Kurt's looking at her, his eyes wide. But they're soft, too.
"I'll take any help we can get, ma'am," I say.
She nods. "You're family now, Johnny."
I don't know what to make of that statement. When my mama said it about Kurt, it felt normal. When the lieutenant governor says it—in the context of potentially donating an organ—it's extraordinary. But I'm sure not going to complain.
After we finish eating, Kurt takes me upstairs to his old bedroom. It's packed with art.
"Do you really think your mother would donate a kidney?"
He nods. "She's pretty determined. If it can be done safely, I'm sure she will." He stares hard at me. "No black market shit."
"I wasn't gonna do something where they, like, stole a kidney. It was just more … people who needed to sell an organ for some reason. It's not legal here, but I figured my mom could fly somewhere else for the surgery. But your mama's giving me hope." I clear my throat. "It doesn't always feel right to have hope."
"Maybe not, but remember you're talking with an optimist. We're going to make things better for your mom, one way or another."
He goes to move on, but I reach out and grab his elbow, looking him in the eye. "Thank you." I try to let him know how much it means in those two words, but it's hard.
I think he gets it, though. "You're welcome, babe." He kisses me, and I kiss him back but pull away before we get too hot and heavy for his parents' home.
"We gotta get you to do more art," I say, gesturing to the colorful paintings everywhere. "It's obvious it's part of you."

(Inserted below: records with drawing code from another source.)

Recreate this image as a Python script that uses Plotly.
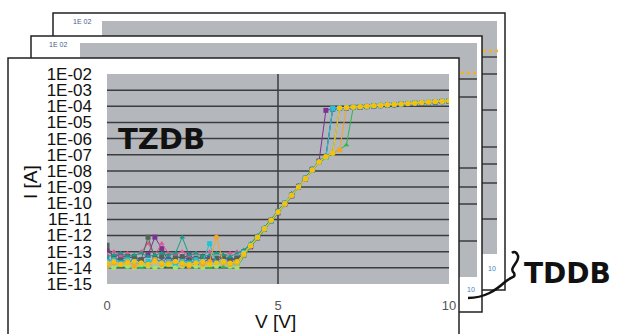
import plotly.graph_objects as go

# ---------------- data ----------------
V = [0.0, 0.2, 0.4, 0.6, 0.8, 1.0, 1.2, 1.4, 1.6, 1.8, 2.0, 2.2, 2.4, 2.6, 2.8, 3.0, 3.2, 3.4, 3.6, 3.8,
     4.0, 4.2, 4.4, 4.6, 4.8, 5.0, 5.2, 5.4, 5.6, 5.8, 6.0, 6.2, 6.4, 6.6, 6.8, 7.0, 7.2, 7.4, 7.6, 7.8,
     8.0, 8.2, 8.4, 8.6, 8.8, 9.0, 9.2, 9.4, 9.6, 9.8, 10.0]

# log10(I [A]) for each measured device
s_purple = [-12.9, -13.3, -13.2, -13.4, -13.3, -13.5, -13.2, -12.1, -12.8, -13.6, -13.3, -13.4, -13.2, -13.5, -13.3, -13.4, -13.6, -13.3, -13.5, -13.4,
            -13.2, -12.7, -12.15, -11.6, -11.1, -10.6, -10.05, -9.55, -9.0, -8.5, -7.95, -7.4, -4.25, -4.17, -4.12, -4.1, -4.07, -4.05, -4.02, -3.98,
            -3.96, -3.93, -3.9, -3.88, -3.85, -3.82, -3.8, -3.77, -3.74, -3.71, -3.68]
s_blue = [-13.5, -13.6, -13.4, -13.7, -13.5, -13.6, -13.8, -13.5, -13.6, -13.4, -13.7, -13.6, -13.5, -13.8, -13.6, -13.5, -13.7, -13.6, -13.4, -13.6,
          -13.1, -12.6, -12.1, -11.55, -11.05, -10.5, -10.0, -9.45, -8.95, -8.45, -7.9, -7.45, -7.1, -4.17, -4.13, -4.1, -4.06, -4.04, -4.01, -3.99,
          -3.95, -3.92, -3.9, -3.87, -3.84, -3.81, -3.79, -3.76, -3.73, -3.7, -3.67]
s_pink = [-13.2, -13.0, -13.3, -13.1, -13.3, -13.0, -12.5, -13.2, -12.5, -13.1, -13.2, -13.0, -13.3, -13.1, -13.2, -13.0, -13.4, -13.2, -13.1, -13.0,
          -12.95, -12.55, -12.05, -11.55, -11.0, -10.5, -10.0, -9.5, -8.95, -8.45, -7.95, -7.45, -7.15, -6.9, -4.12, -4.09, -4.07, -4.04, -4.01, -3.98,
          -3.95, -3.93, -3.9, -3.87, -3.84, -3.82, -3.79, -3.76, -3.73, -3.7, -3.67]
s_orange = [-13.9, -13.7, -13.8, -13.6, -13.9, -13.7, -13.8, -13.5, -13.8, -13.7, -13.6, -13.8, -13.9, -13.7, -13.8, -13.6, -12.1, -13.7, -13.8, -13.7,
            -13.2, -12.65, -12.1, -11.6, -11.05, -10.55, -10.05, -9.5, -9.0, -8.5, -7.95, -7.45, -7.1, -6.9, -6.7, -4.08, -4.06, -4.03, -4.0, -3.97,
            -3.95, -3.92, -3.89, -3.86, -3.83, -3.81, -3.78, -3.75, -3.72, -3.7, -3.66]
s_green = [-13.95, -14.0, -13.9, -14.0, -13.95, -14.0, -13.9, -14.0, -13.95, -13.9, -14.0, -13.95, -13.9, -14.0, -13.95, -14.0, -13.9, -13.95, -14.0, -13.95,
           -13.3, -12.7, -12.2, -11.65, -11.1, -10.6, -10.1, -9.55, -9.05, -8.5, -8.0, -7.5, -7.2, -6.95, -6.7, -6.4, -4.08, -4.05, -4.02, -3.99,
           -3.97, -3.94, -3.91, -3.88, -3.85, -3.83, -3.8, -3.77, -3.74, -3.71, -3.68]
s_cyan = [-13.6, -13.5, -13.7, -13.5, -13.6, -13.8, -13.6, -13.5, -13.7, -13.6, -13.8, -13.6, -13.7, -13.5, -13.6, -12.5, -13.7, -13.6, -13.8, -13.7,
          -13.05, -12.6, -12.1, -11.6, -11.1, -10.55, -10.0, -9.5, -9.0, -8.45, -7.95, -7.45, -7.15, -4.13, -4.11, -4.08, -4.05, -4.03, -4.0, -3.97,
          -3.94, -3.92, -3.89, -3.86, -3.83, -3.8, -3.78, -3.75, -3.72, -3.69, -3.66]
s_teal = [-13.3, -13.2, -13.1, -13.3, -13.2, -13.1, -13.3, -13.2, -13.1, -13.2, -13.1, -12.1, -13.2, -13.1, -13.3, -13.2, -13.1, -13.2, -13.3, -13.1,
          -12.9, -12.5, -12.0, -11.5, -11.0, -10.5, -9.95, -9.45, -8.95, -8.4, -7.9, -7.4, -7.1, -6.85, -4.11, -4.08, -4.06, -4.03, -4.0, -3.97,
          -3.94, -3.92, -3.89, -3.86, -3.83, -3.81, -3.78, -3.75, -3.72, -3.69, -3.66]
s_slate = [-12.6, -13.4, -13.5, -13.3, -13.4, -13.5, -12.1, -13.4, -13.3, -13.5, -13.4, -13.3, -13.5, -13.4, -13.3, -13.5, -13.4, -13.3, -13.5, -13.4,
           -13.0, -12.6, -12.1, -11.6, -11.05, -10.5, -10.0, -9.5, -8.95, -8.45, -7.9, -7.4, -7.1, -4.15, -4.12, -4.09, -4.06, -4.04, -4.01, -3.98,
           -3.95, -3.92, -3.9, -3.87, -3.84, -3.81, -3.79, -3.76, -3.73, -3.7, -3.67]
s_lime = [-13.9, -14.0, -13.8, -13.9, -14.0, -13.8, -13.9, -14.0, -13.9, -13.8, -14.0, -13.9, -13.8, -13.9, -14.0, -13.8, -13.9, -13.6, -13.9, -14.0,
          -13.1, -12.6, -12.1, -11.55, -11.05, -10.55, -10.0, -9.5, -9.0, -8.45, -7.95, -7.45, -7.15, -6.9, -4.1, -4.07, -4.05, -4.02, -3.99, -3.96,
          -3.94, -3.91, -3.88, -3.85, -3.82, -3.8, -3.77, -3.74, -3.71, -3.68, -3.65]
s_yellow = [-13.7, -13.6, -13.8, -13.7, -13.6, -13.7, -13.8, -13.6, -13.7, -13.8, -13.6, -13.7, -13.8, -13.7, -13.6, -13.8, -13.7, -13.6, -13.7, -13.6,
            -13.15, -12.65, -12.1, -11.6, -11.05, -10.55, -10.05, -9.5, -9.0, -8.5, -7.95, -7.45, -7.12, -6.88, -4.1, -4.07, -4.05, -4.02, -3.99, -3.96,
            -3.93, -3.91, -3.88, -3.85, -3.82, -3.79, -3.77, -3.74, -3.71, -3.68, -3.65]

series = [
    ("purple", s_purple, "#7b3294", "square"),
    ("blue", s_blue, "#4169e1", "diamond"),
    ("pink", s_pink, "#e0559a", "triangle-up"),
    ("slate", s_slate, "#4f6357", "square"),
    ("teal", s_teal, "#1a9b86", "triangle-up"),
    ("cyan", s_cyan, "#22c3d6", "square"),
    ("green", s_green, "#2db84d", "triangle-up"),
    ("lime", s_lime, "#a8e070", "circle"),
    ("orange", s_orange, "#f5a623", "circle"),
    ("yellow", s_yellow, "#f4c20d", "circle"),
]

y_exps = [-2, -3, -4, -5, -6, -7, -8, -9, -10, -11, -12, -13, -14, -15]
y_ticktext = ["1E-02", "1E-03", "1E-04", "1E-05", "1E-06", "1E-07", "1E-08", "1E-09",
              "1E-10", "1E-11", "1E-12", "1E-13", "1E-14", "1E-15"]
x_ticks = [0, 5, 10]
x_ticktext = ["0", "5", "10"]

# ---------------- layout helpers (pixel -> paper) ----------------
L, R, T, B = 107, 449, 74, 284
W, H = 617, 334


def PX(x):
    return (x - L) / (R - L)


def PY(y):
    return (B - y) / (B - T)


GRAY = "#b4b7bb"
GRID = "#3c3c3c"
SANS = "Liberation Sans, Arial, sans-serif"

fig = go.Figure()
for name, vals, color, sym in series:
    fig.add_trace(go.Scatter(
        x=V, y=[10 ** v for v in vals], mode="lines+markers", name=name,
        line=dict(color=color, width=1),
        marker=dict(color=color, size=5, symbol=sym, line=dict(width=0)),
    ))

shapes = []


def rect(x0, y0, x1, y1, fill, line_color=None, lw=0):
    shapes.append(dict(type="rect", xref="paper", yref="paper", layer="below",
                       x0=PX(x0), x1=PX(x1), y0=PY(y1), y1=PY(y0), fillcolor=fill,
                       line=dict(color=line_color or fill, width=lw)))


def hline(x0, x1, y, color=GRID, w=1.5, dash="solid"):
    shapes.append(dict(type="line", xref="paper", yref="paper", layer="below",
                       x0=PX(x0), x1=PX(x1), y0=PY(y), y1=PY(y),
                       line=dict(color=color, width=w, dash=dash)))


# back card
rect(53, 13, 505, 290, "white", "#222222", 1.5)
rect(102, 21, 497, 254, GRAY)
for yy in [57, 74, 110, 147, 164, 183, 219]:
    hline(102, 497, yy)
hline(483, 500, 51, "#f0b030", 2.5, "dot")
# middle card
rect(31, 36, 482, 312, "white", "#222222", 1.5)
rect(80, 43, 477, 277, GRAY)
for yy in [79, 97, 168, 187, 204, 241]:
    hline(80, 477, yy)
hline(461, 477, 73, "#f0b030", 2.5, "dot")
# front card
rect(8, 58, 459, 345, "white", "#222222", 1.5)
rect(L, T, R, B, GRAY)
# front grid
for e in y_exps[1:-1]:
    shapes.append(dict(type="line", xref="paper", yref="y", layer="below",
                       x0=0, x1=1, y0=10 ** e, y1=10 ** e, line=dict(color=GRID, width=1.5)))
shapes.append(dict(type="line", xref="x", yref="paper", layer="below",
                   x0=x_ticks[1], x1=x_ticks[1], y0=0, y1=1, line=dict(color=GRID, width=1.5)))

# TDDB curly bracket
pts = [(468, 298), (485, 298), (496, 290), (505, 282), (512, 276), (516, 278), (514, 273),
       (508, 268), (520, 262), (518, 256), (517, 252), (514, 251), (512, 253)]
p = "M {} {}".format(PX(pts[0][0]), PY(pts[0][1]))
for i in range(1, len(pts), 3):
    seg = pts[i:i + 3]
    p += " C " + ", ".join("{} {}".format(PX(a), PY(b)) for a, b in seg)
shapes.append(dict(type="path", xref="paper", yref="paper", path=p,
                   line=dict(color="#111111", width=2.5)))

annotations = []


def text(x, y, s, size, color="#111111", family=SANS, angle=0, bold=False):
    annotations.append(dict(x=PX(x), y=PY(y), xref="paper", yref="paper", text=("<b>%s</b>" % s) if bold else s,
                            showarrow=False, xanchor="center", yanchor="middle", textangle=angle,
                            font=dict(size=size, color=color, family=family)))


text(82, 21, "1E 02", 7, "#4a5a8a")
text(58, 44, "1E 02", 7, "#4a5a8a")
text(492, 268, "10", 7, "#3a80c0")
text(471, 289, "10", 7, "#3a80c0")
text(30, 182, "I [A]", 19, angle=-90)
text(275, 321, "V [V]", 19)
text(161, 139, "TZDB", 29, family="DejaVu Sans, sans-serif", bold=True)
text(567, 273, "TDDB", 28, family="DejaVu Sans, sans-serif", bold=True)

fig.update_layout(
    width=W, height=H,
    margin=dict(l=L, r=W - R, t=T, b=H - B, pad=0),
    paper_bgcolor="white", plot_bgcolor="rgba(0,0,0,0)",
    showlegend=False,
    shapes=shapes, annotations=annotations,
    xaxis=dict(range=[0, 10], tickvals=x_ticks, ticktext=x_ticktext, showgrid=False, zeroline=False,
               showline=False, ticks="", ticklabelstandoff=12,
               tickfont=dict(size=13, color="#555555", family=SANS)),
    yaxis=dict(type="log", range=[-15, -2], tickvals=[10 ** e for e in y_exps], ticktext=y_ticktext,
               showgrid=False, zeroline=False, showline=False, ticks="", ticklabelstandoff=14,
               tickfont=dict(size=17, color="#111111", family=SANS)),
)

fig.write_html("out.html", config={"displayModeBar": False},
               post_script="document.body.style.margin='0';document.body.style.overflow='hidden';")
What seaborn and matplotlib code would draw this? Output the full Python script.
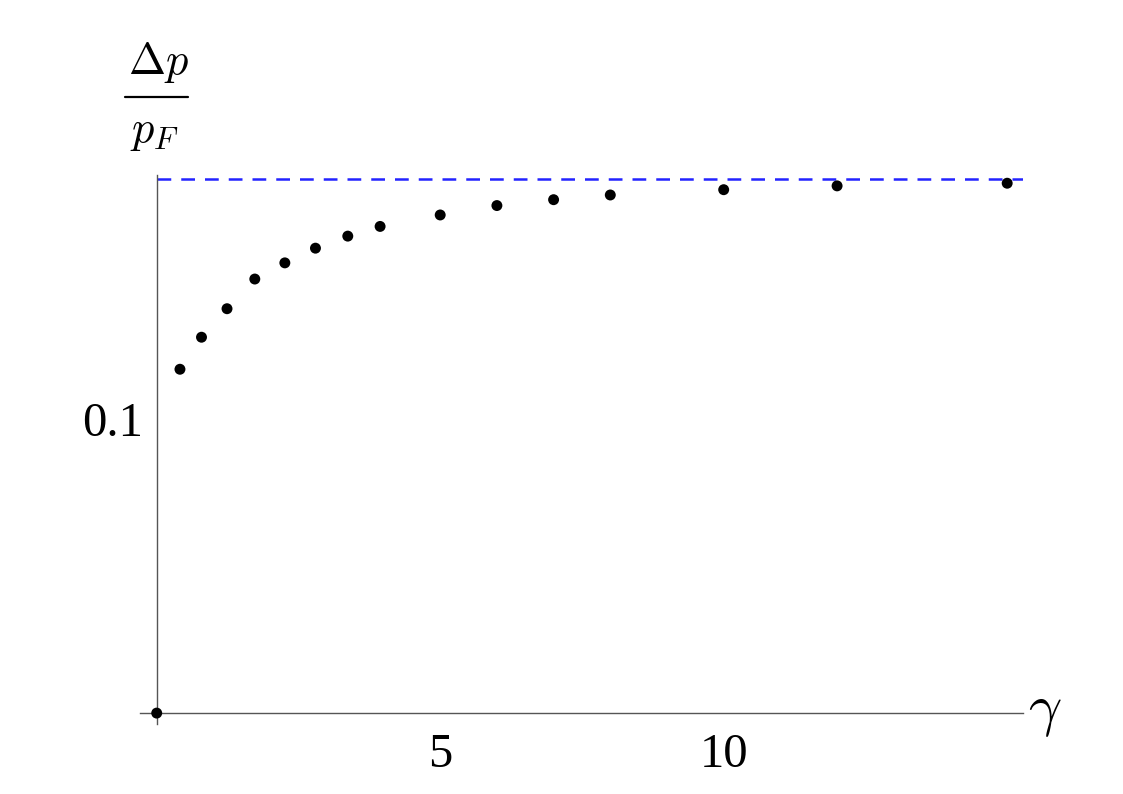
import numpy as np
import pandas as pd
import matplotlib
matplotlib.use("Agg")
import matplotlib.pyplot as plt
import matplotlib.transforms as mtransforms
from matplotlib.lines import Line2D
import seaborn as sns

# valores
gamma = [0.0, 0.41, 0.79, 1.24, 1.73, 2.26, 2.80, 3.37, 3.94, 5.0, 6.0, 7.0, 8.0, 10.0, 12.0, 15.0]
delta_p = [0.0, 0.1170, 0.1279, 0.1376, 0.1477, 0.1532, 0.1582, 0.1623, 0.1656,
           0.1695, 0.1727, 0.1747, 0.1763, 0.1781, 0.1794, 0.1803]
assintota = 0.1817
xticks = [5, 10]
yticks = [0.1]

dados = pd.DataFrame({'gamma': gamma, 'delta_p': delta_p})

sns.set_style('white')
plt.rcParams['font.family'] = ['Liberation Serif', 'DejaVu Serif']
plt.rcParams['mathtext.fontset'] = 'cm'
plt.rcParams['text.color'] = 'black'

fig = plt.figure(figsize=(11.23, 7.94), dpi=100)
ax = fig.add_axes([0.1244, 0.0882, 0.7866, 0.6914])

xmin, xmax = -0.30, 15.28
ymin, ymax = -0.0037, 0.1831

ax.hlines(assintota, 0, xmax, colors='#2323ff', linestyles=(0, (5.5, 4.0)), linewidth=1.8)
sns.scatterplot(data=dados, x='gamma', y='delta_p', ax=ax, color='black',
                s=62, edgecolor='none', zorder=3, clip_on=False)

ax.set_xlim(xmin, xmax)
ax.set_ylim(ymin, ymax)

for lado in ['top', 'right']:
    ax.spines[lado].set_visible(False)
ax.spines['left'].set_position(('data', 0))
ax.spines['bottom'].set_position(('data', 0))
for lado in ['left', 'bottom']:
    ax.spines[lado].set_color('#555555')
    ax.spines[lado].set_linewidth(1.0)

ax.set_xticks(xticks)
ax.set_xticklabels([str(t) for t in xticks])
ax.set_yticks(yticks)
ax.set_yticklabels([str(t) for t in yticks])
ax.tick_params(axis='both', direction='in', length=7, width=0.8, color='#555555',
               labelsize=35, labelcolor='black')
ax.tick_params(axis='x', pad=14)
ax.tick_params(axis='y', pad=10)
ax.set_xlabel('')
ax.set_ylabel('')

# rótulo do eixo x
trans_x = mtransforms.blended_transform_factory(ax.transAxes, ax.transData)
ax.text(1.006, 0, r'$\gamma$', transform=trans_x, fontsize=42, ha='left', va='center',
        color='black')

# rótulo do eixo y: fração montada em partes (numerador, traço, denominador)
trans_y = mtransforms.blended_transform_factory(ax.transData, fig.transFigure)
fig.text(0.03, 0.9064, r'$\Delta p$', transform=trans_y, fontsize=32,
         ha='center', va='baseline', color='black')
fig.text(-0.04, 0.8215, r'$p_F$', transform=trans_y, fontsize=32,
         ha='center', va='baseline', color='black')
fig.add_artist(Line2D([-0.56, 0.56], [0.8782, 0.8782], transform=trans_y,
                      color='black', linewidth=1.6))

fig.savefig('out.png', dpi=100)
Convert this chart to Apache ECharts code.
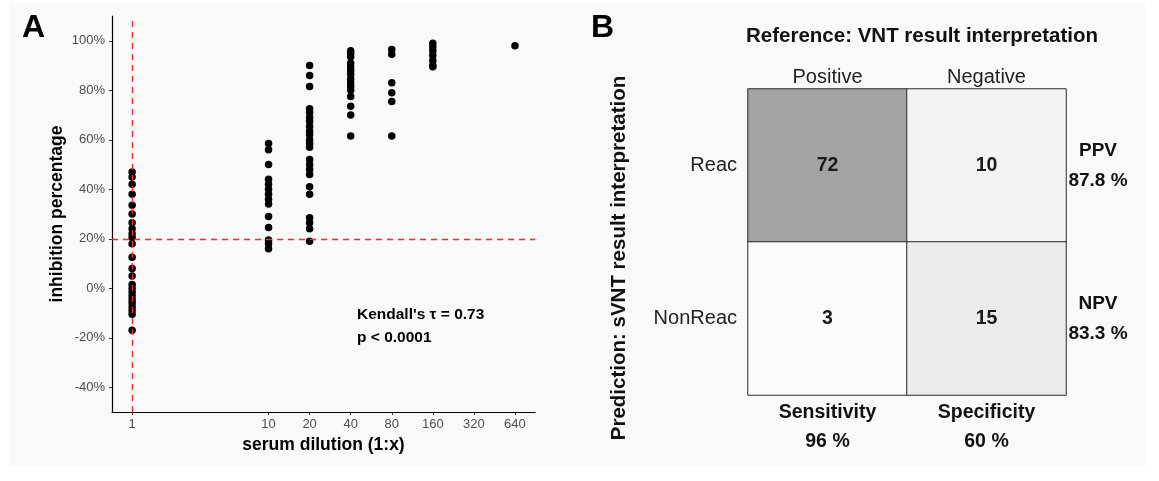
<!DOCTYPE html>
<html>
<head>
<meta charset="utf-8">
<script src="https://cdn.jsdelivr.net/npm/echarts@6/dist/echarts.min.js"></script>
<style>
  html, body { margin: 0; padding: 0; background: #fff; }
  #chart { width: 1159px; height: 481px; }
</style>
</head>
<body>
<div id="chart"></div>
<script>
// panel A: inhibition percentage per serum dilution (1:x)
var dilutions = [1, 10, 20, 40, 80, 160, 640];
var inh1 = [47, 45, 42, 38, 33.5, 30, 26.5, 24, 22, 20.5, 18, 12.5, 8, 5, 1.5, 0, -1.5, -3, -4.5, -6, -7.5, -9, -10.5, -17];
var inh10 = [58.5, 56, 50, 44, 42, 40, 38, 36, 34, 29, 24.5, 19.5, 18, 16];
var inh20 = [90, 86, 81.5, 72.5, 71, 69, 67.5, 65.5, 63.5, 62, 60, 58.5, 57, 52, 50, 48, 46, 41, 38, 28.5, 26.5, 24, 19];
var inh40 = [96, 95, 93.5, 91, 89.5, 88, 86.5, 84.5, 83, 81.5, 80, 77.5, 73.5, 70, 61.5];
var inh80 = [96.5, 94.5, 83, 79, 75.5, 61.5];
var inh160 = [99, 97.5, 96, 94, 92, 90, 89.5];
var inh640 = [98];
var xTickLabels = [1, 10, 20, 40, 80, 160, 320, 640];
var yTickLabels = [-40, -20, 0, 20, 40, 60, 80, 100];

// panel B: confusion matrix
var refCats = ['Positive', 'Negative'];
var predCats = ['Reac', 'NonReac'];
var counts = [[72, 10], [3, 15]];
var colMetricNames = ['Sensitivity', 'Specificity'];
var colMetricValues = ['96 %', '60 %'];
var rowMetricNames = ['PPV', 'NPV'];
var rowMetricValues = ['87.8 %', '83.3 %'];

var FONT = "'Liberation Sans', Arial, Helvetica, sans-serif";

var groups = [inh1, inh10, inh20, inh40, inh80, inh160, inh640];
var points = [];
groups.forEach(function (g, i) {
    g.forEach(function (v) {
        points.push([Math.log2(dilutions[i]), v]);
    });
});
var xTickPos = xTickLabels.map(function (d) { return Math.log2(d); });

var heat = [];
counts.forEach(function (row, r) {
    row.forEach(function (v, c) {
        heat.push([c, r, v]);
    });
});

var myChart = echarts.init(document.getElementById('chart'));
var option = {
    backgroundColor: '#ffffff',
    animation: false,
    textStyle: {fontFamily: FONT},
    grid: [
        {left: 112, top: 16, right: 624, bottom: 69},
        {left: 748, top: 89, right: 93, bottom: 86}
    ],
    xAxis: [
        {
            type: 'value', gridIndex: 0, min: -0.49, max: 9.81,
            name: 'serum dilution (1:x)', nameLocation: 'middle', nameGap: 24,
            nameTextStyle: {fontWeight: 'bold', fontSize: 17.5, color: '#000'},
            axisLine: {onZero: false, lineStyle: {color: '#000', width: 1.2}},
            axisTick: {customValues: xTickPos, length: 3, lineStyle: {color: '#333'}},
            axisLabel: {
                customValues: xTickPos, color: '#4d4d4d', fontSize: 13, margin: 6,
                formatter: function (v) { return String(Math.round(Math.pow(2, v))); }
            },
            splitLine: {show: false}
        },
        {
            type: 'category', gridIndex: 1, position: 'top', data: refCats,
            name: 'Reference: VNT result interpretation', nameLocation: 'middle', nameGap: 42,
            nameTextStyle: {fontWeight: 'bold', fontSize: 20.5, color: '#111', padding: [0, 0, 0, 30]},
            axisLine: {show: false}, axisTick: {show: false},
            axisLabel: {fontSize: 20, color: '#222', margin: 2}
        },
        {
            type: 'category', gridIndex: 1, position: 'bottom', data: colMetricNames,
            axisLine: {show: false}, axisTick: {show: false},
            axisLabel: {
                fontSize: 19.5, fontWeight: 'bold', color: '#111', lineHeight: 29, margin: 3,
                formatter: function (v, i) { return v + '\n' + colMetricValues[i]; }
            }
        }
    ],
    yAxis: [
        {
            type: 'value', gridIndex: 0, min: -50, max: 110,
            name: 'inhibition percentage', nameLocation: 'middle', nameGap: 46,
            nameTextStyle: {fontWeight: 'bold', fontSize: 17.5, color: '#000'},
            axisLine: {show: true, onZero: false, lineStyle: {color: '#000', width: 1.2}},
            axisTick: {show: true, customValues: yTickLabels, length: 3, lineStyle: {color: '#333'}},
            axisLabel: {
                customValues: yTickLabels, color: '#4d4d4d', fontSize: 13, margin: 7,
                formatter: function (v) { return v + '%'; }
            },
            splitLine: {show: false}
        },
        {
            type: 'category', gridIndex: 1, inverse: true, data: predCats,
            name: 'Prediction: sVNT result interpretation', nameLocation: 'middle', nameGap: 118,
            nameTextStyle: {fontWeight: 'bold', fontSize: 20.5, color: '#111', padding: [0, 32, 0, 0]},
            axisLine: {show: false}, axisTick: {show: false},
            axisLabel: {fontSize: 20, color: '#222', margin: 11}
        },
        {
            type: 'category', gridIndex: 1, inverse: true, position: 'right', data: rowMetricNames,
            axisLine: {show: false}, axisTick: {show: false},
            axisLabel: {
                fontSize: 19, fontWeight: 'bold', color: '#111', lineHeight: 30, margin: 32, align: 'center',
                formatter: function (v, i) { return v + '\n' + rowMetricValues[i]; }
            }
        }
    ],
    visualMap: {
        show: false, seriesIndex: 2, min: 0, max: 72,
        inRange: {color: ['#ffffff', '#a3a3a3']}
    },
    series: [
        {
            type: 'scatter', xAxisIndex: 0, yAxisIndex: 0, data: [], z: 1, silent: true,
            markLine: {
                silent: true, symbol: 'none', label: {show: false},
                lineStyle: {color: '#ff2b2b', type: [6, 5], width: 1.4},
                data: [{xAxis: 0}, {yAxis: 20}]
            }
        },
        {
            type: 'scatter', xAxisIndex: 0, yAxisIndex: 0, data: points, z: 3,
            symbolSize: 7.5, itemStyle: {color: '#000', opacity: 1}
        },
        {
            type: 'heatmap', xAxisIndex: 1, yAxisIndex: 1, data: heat,
            itemStyle: {borderColor: '#2b2b2b', borderWidth: 1},
            label: {show: true, fontSize: 19.5, fontWeight: 'bold', color: '#1a1a1a'}
        }
    ],
    graphic: [
        {type: 'rect', z: -100, shape: {x: 9, y: 2, width: 1136, height: 464}, style: {fill: '#f9f9f9'}},
        {type: 'text', x: 33.5, y: 28, style: {text: 'A', font: 'bold 32px ' + FONT, fill: '#000', textAlign: 'center', textVerticalAlign: 'middle'}},
        {type: 'text', x: 602.5, y: 28, style: {text: 'B', font: 'bold 32px ' + FONT, fill: '#000', textAlign: 'center', textVerticalAlign: 'middle'}},
        {type: 'text', x: 357, y: 315, style: {text: "Kendall's τ = 0.73", font: 'bold 15.5px ' + FONT, fill: '#000', textAlign: 'left', textVerticalAlign: 'middle'}},
        {type: 'text', x: 357, y: 338, style: {text: 'p < 0.0001', font: 'bold 15.5px ' + FONT, fill: '#000', textAlign: 'left', textVerticalAlign: 'middle'}}
    ]
};
myChart.setOption(option);
</script>
</body>
</html>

"I know." He sighs. "I don't think I've created anything original since I gave Sam one of my paintings and Jules ended up using it on an album cover."
"That's super cool."
Kurt smiles, but it's a little sad. "I've just been so busy with work … and my mom's campaigns … and then my own campaign."
"And me," I supply. "But let's see if you can make some time to do this. You're talented. If it's something you like doing, then you should do more of it."
"I'll try to find some time for it, then. Thanks." Kurt rubs his face. "Can I confess something?"
"Always."
"I'm thinking about quitting the race."
I raise an eyebrow. "You are? That's not just jitters ahead of the debate?"
"That might be part of it. But I'm also wondering …" He sighs. "I'm wondering if I'm really cut out for this. Campaigning, and even legislating, seems so far removed from the action. I want to be helping people. And spending my time asking for money or making speeches seems like the opposite of that."
"You'll get there, darlin'. But you know I've got your back, whatever you decide to do."
I just hope quittin' the race doesn't mean he's quittin' me. He says he won't. But can I count on that?